De toute évidence, la demande de logiciels DevOps va exploser. Au fur et à mesure que cette pandémie évoluera vers une nouvelle norme dans laquelle le télétravail pour les entreprises de logiciels nécessitera une automatisation partielle ou totale, les conditions du travail à distance auront besoin non seulement de ce nouveau niveau d'automatisation, mais aussi de systèmes d'information et de visibilité communs. En outre, la nécessité de développer de nouveaux logiciels tout en modifiant ceux qui existent déjà pour prendre en charge la digitalisation des processus physiques et manuels dans tous les secteurs d'activité entraînera une forte demande d'innovation logicielle, ce qui se traduira par de nouveaux projets qui exigeront la création d'outils. Cependant, les équipes chargées des logiciels seront obligées de lancer ces nouveaux projets et de déployer ces nouveaux outils très rapidement et sans budgets supplémentaires.  Il sera essentiel pour les entreprises de considérer la livraison de logiciels comme un processus commercial essentiel, non seulement pour survivre à la situation actuelle, mais aussi pour exploiter le potentiel qu'offre la recherche de solutions pour s'adapter à la nouvelle norme.

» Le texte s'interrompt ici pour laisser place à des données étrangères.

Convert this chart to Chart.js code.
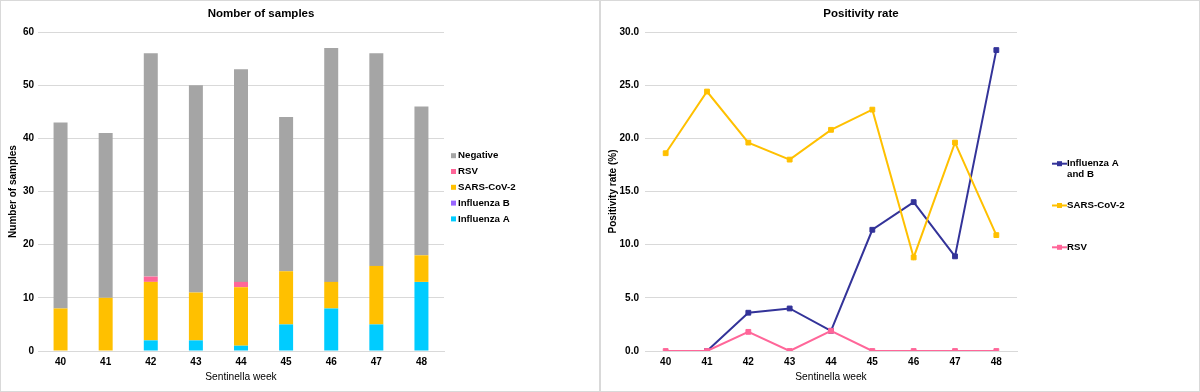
<!DOCTYPE html>
<html><head><meta charset="utf-8">
<script src="https://cdn.jsdelivr.net/npm/chart.js@4"></script>
<style>
html,body{margin:0;padding:0;background:#fff;}
.box{position:absolute;top:0;width:600px;height:392px;box-sizing:border-box;border:1px solid #D9D9D9;background:#fff}
#b1{left:0}#b2{left:600px}
canvas{display:block}
</style></head><body>
<div class="box" id="b1"><canvas id="c1" width="598" height="390"></canvas></div>
<div class="box" id="b2"><canvas id="c2" width="598" height="390"></canvas></div>
<script>
// ---- data ----
const weeks = ['40','41','42','43','44','45','46','47','48'];
const samplesInfluenzaA = [0,0,2,2,1,5,8,5,13];
const samplesInfluenzaB = [0,0,0,0,0,0,0,0,0];
const samplesSarsCov2   = [8,10,11,9,11,10,5,11,5];
const samplesRsv        = [0,0,1,0,1,0,0,0,0];
const samplesNegative   = [35,31,42,39,40,29,44,40,28];
const samplesAxisMax = 60, samplesAxisStep = 10;

const rateInfluenzaAB = [null,0,3.6,4.0,1.9,11.4,14.0,8.9,28.3];
const rateSarsCov2    = [18.6,24.4,19.6,18.0,20.8,22.7,8.8,19.6,10.9];
const rateRsv         = [0,0,1.8,0,1.9,0,0,0,0];
const rateAxisMax = 30, rateAxisStep = 5;

// ---- styles ----
const FONT = "'Liberation Sans', Arial, sans-serif";
const C_NEG = '#A5A5A5', C_RSV = '#FF6699', C_SARS = '#FFC000', C_INFB = '#9966FF', C_INFA = '#00CCFF', C_FLU = '#333399';
const GRID = '#D9D9D9';

const boxTitle = {
  id: 'boxTitle',
  afterDraw(chart, args, o) {
    const ctx = chart.ctx;
    ctx.save();
    ctx.font = o.font;
    ctx.fillStyle = '#000';
    ctx.textAlign = 'center';
    ctx.textBaseline = 'middle';
    ctx.fillText(o.text, o.x, o.y);
    ctx.restore();
  }
};

const customLegend = {
  id: 'customLegend',
  afterDraw(chart, args, o) {
    const ctx = chart.ctx;
    ctx.save();
    ctx.font = o.font;
    ctx.textBaseline = 'middle';
    ctx.textAlign = 'left';
    let y = o.y;
    o.order.forEach(i => {
      const ds = chart.data.datasets[i];
      const color = o.type === 'line' ? ds.borderColor : ds.backgroundColor;
      if (o.type === 'line') {
        ctx.strokeStyle = color; ctx.lineWidth = 2;
        ctx.beginPath(); ctx.moveTo(o.x, y); ctx.lineTo(o.x + 15, y); ctx.stroke();
        ctx.fillStyle = color;
        ctx.fillRect(o.x + 5, y - 2.5, 5, 5);
      } else {
        ctx.fillStyle = color;
        ctx.fillRect(o.x, y - 2.5, 5, 5);
      }
      ctx.fillStyle = '#000';
      const lines = ds.label.split('\n');
      lines.forEach((t, k) => ctx.fillText(t, o.textX, y + k * o.lineH));
      y += o.spacing;
    });
    ctx.restore();
  }
};

const tickFont = {family: FONT, size: 10, weight: 'bold'};

// ---- chart 1 ----
new Chart(document.getElementById('c1'), {
  type: 'bar',
  data: {
    labels: weeks,
    datasets: [
      {label: 'Influenza A', data: samplesInfluenzaA, backgroundColor: C_INFA},
      {label: 'Influenza B', data: samplesInfluenzaB, backgroundColor: C_INFB},
      {label: 'SARS-CoV-2', data: samplesSarsCov2, backgroundColor: C_SARS},
      {label: 'RSV', data: samplesRsv, backgroundColor: C_RSV},
      {label: 'Negative', data: samplesNegative, backgroundColor: C_NEG}
    ]
  },
  options: {
    responsive: false, animation: false,
    layout: {padding: {top: 31, right: 155, left: 0, bottom: 0}},
    datasets: {bar: {categoryPercentage: 1, barPercentage: 0.31, borderWidth: 0}},
    plugins: {
      legend: {display: false}, tooltip: {enabled: false},
      boxTitle: {text: 'Nomber of samples', x: 260, y: 13, font: `bold 11.5px ${FONT}`},
      customLegend: {type: 'bar', order: [4,3,2,1,0], x: 450, textX: 457, y: 154.7, spacing: 15.8, lineH: 11, font: `bold 9.7px ${FONT}`}
    },
    scales: {
      x: {
        stacked: true,
        grid: {display: false, drawTicks: false},
        border: {display: true, color: GRID, width: 1},
        ticks: {font: tickFont, color: '#000', padding: 5, maxRotation: 0},
        title: {display: true, text: 'Sentinella week', font: {family: FONT, size: 10.2}, color: '#000', padding: {top: 2, bottom: 8}},
        afterFit(s) { s.height = 40; }
      },
      y: {
        stacked: true, min: 0, max: samplesAxisMax,
        grid: {color: GRID, drawTicks: false},
        border: {display: false},
        ticks: {stepSize: samplesAxisStep, font: tickFont, color: '#000', padding: 4},
        title: {display: true, text: 'Number of samples', font: {family: FONT, size: 10, weight: 'bold'}, color: '#000', padding: {top: 6, bottom: 2}},
        afterFit(s) { s.width = 37; }
      }
    }
  },
  plugins: [boxTitle, customLegend]
});

// ---- chart 2 ----
const lineStyle = (c) => ({borderColor: c, backgroundColor: c, borderWidth: 2, pointStyle: 'rect', pointRadius: 3.4, pointBorderWidth: 1, pointBackgroundColor: c, pointBorderColor: c, tension: 0});
new Chart(document.getElementById('c2'), {
  type: 'line',
  data: {
    labels: weeks,
    datasets: [
      Object.assign({label: 'Influenza A\nand B', data: rateInfluenzaAB, order: 2}, lineStyle(C_FLU)),
      Object.assign({label: 'SARS-CoV-2', data: rateSarsCov2, order: 1}, lineStyle(C_SARS)),
      Object.assign({label: 'RSV', data: rateRsv, order: 0}, lineStyle(C_RSV))
    ]
  },
  options: {
    responsive: false, animation: false,
    layout: {padding: {top: 31, right: 182, left: 0, bottom: 0}},
    plugins: {
      legend: {display: false}, tooltip: {enabled: false},
      boxTitle: {text: 'Positivity rate', x: 260, y: 13, font: `bold 11.5px ${FONT}`},
      customLegend: {type: 'line', order: [0,1,2], x: 451, textX: 466, y: 162.7, spacing: 41.8, lineH: 10.7, font: `bold 9.7px ${FONT}`}
    },
    scales: {
      x: {
        offset: true,
        grid: {display: false, drawTicks: false, offset: true},
        border: {display: true, color: GRID, width: 1},
        ticks: {font: tickFont, color: '#000', padding: 5, maxRotation: 0},
        title: {display: true, text: 'Sentinella week', font: {family: FONT, size: 10.2}, color: '#000', padding: {top: 2, bottom: 8}},
        afterFit(s) { s.height = 40; }
      },
      y: {
        min: 0, max: rateAxisMax,
        grid: {color: GRID, drawTicks: false},
        border: {display: false},
        ticks: {stepSize: rateAxisStep, font: tickFont, color: '#000', padding: 6, callback: v => Number(v).toFixed(1)},
        title: {display: true, text: 'Positivity rate (%)', font: {family: FONT, size: 10, weight: 'bold'}, color: '#000', padding: {top: 6, bottom: 2}},
        afterFit(s) { s.width = 44; }
      }
    }
  },
  plugins: [boxTitle, customLegend]
});
</script>
</body></html>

Il est essentiel pour les entreprises de disposer d'une stratégie de livraison de logiciels bien définie pour prospérer dans le contexte économique actuel. Les consommateurs ont plus que jamais la possibilité de consommer des logiciels, mais aussi de les supprimer et de les remplacer s'ils ne sont pas satisfaits. Les entreprises axées sur les logiciels doivent être à la hauteur de la situation et fournir les bons produits, avec les bonnes fonctionnalités, au bon moment pour satisfaire les utilisateurs, que ce soit chez eux ou à l'extérieur. Elles peuvent y parvenir en s'appuyant sur l'approche SDM et en poussant les logiciels hors de la zone d'ombre.